Nul, d’ailleurs, n’en doutait plus ; et les uns, déjà, triomphaient, pendant que les autres se préparaient à de nouveaux combats[2].

Méline et ses principaux collègues se payaient de l’illusion que l’acquittement d’Esterhazy serait la fin de l’agitation qui troublait, depuis deux mois, la sécurité de leur règne. Au contraire, l’ardeur des partisans de la Revision redoubla. Pour beaucoup, c’était la première fois qu’ils assistaient à la préparation systématique d’une iniquité ; ils en ressentirent une cruelle et salutaire douleur ; d’autant plus ils s’enthousiasmèrent de justice.

Leurs aînés avaient connu d’autres défaites, d’autres revanches du droit. Scheurer parla en leur nom :

Ce qui me reste de force et de vie, je l’ai mis au service de l’innocence opprimée ; ce don de moi-même n’est pas

  1. Je le tenais de Mathieu Dreyfus, qui le savait du greffier Vallecalle.
  2. De Scheurer : « Quel soufflet appliqué sur la joue de la France par les Jésuites ! C’est cela qui me fait souffrir ! » (31 décembre.) « Je ne me sens ni découragé ni en détresse.

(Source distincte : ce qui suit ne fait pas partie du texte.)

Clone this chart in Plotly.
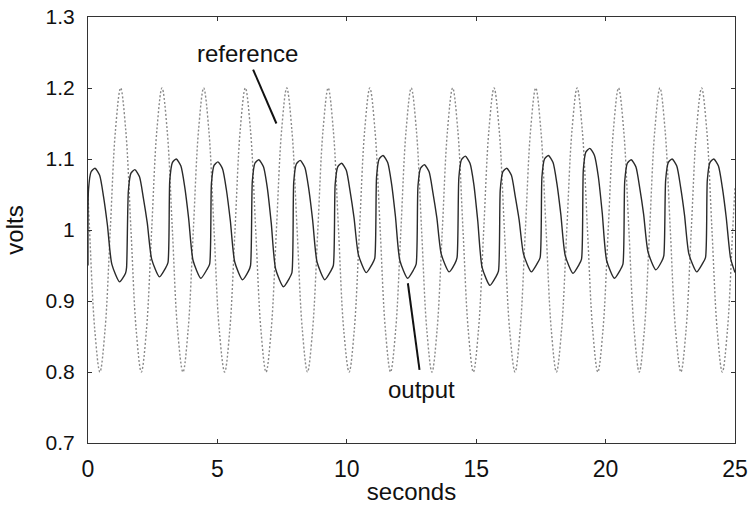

J’ai eu un moment de désespoir après avoir reçu votre lettre sur le résultat de l’expertise. J’ai vivement ressenti la responsabilité que j’ai encourue à l’endroit du martyr de l’île du Diable et j’ai fait l’examen de ma conduite depuis le commencement de la lutte. Le lendemain, j’avais repris ma sérénité et ma confiance dans la justice immanente. Ne m’avez-vous pas rappelé récemment que l’affaire Calas a duré trois années ? Je sais bien que le mort pouvait attendre… Je me résigne, sans peine, à tout ce qu’une défaite pareille peut me réserver et réserver à ceux qui m’ont accompagné. Mais rien ne me fera renoncer, mon cher ami, à l’œuvre commencée ; j’y ai mis toute ma réflexion et tout mon cœur… Seulement il faut savoir attendre ; c’est ce qu’il y a de plus difficile pour nous autres Français. » (Du 3 janvier 1898.)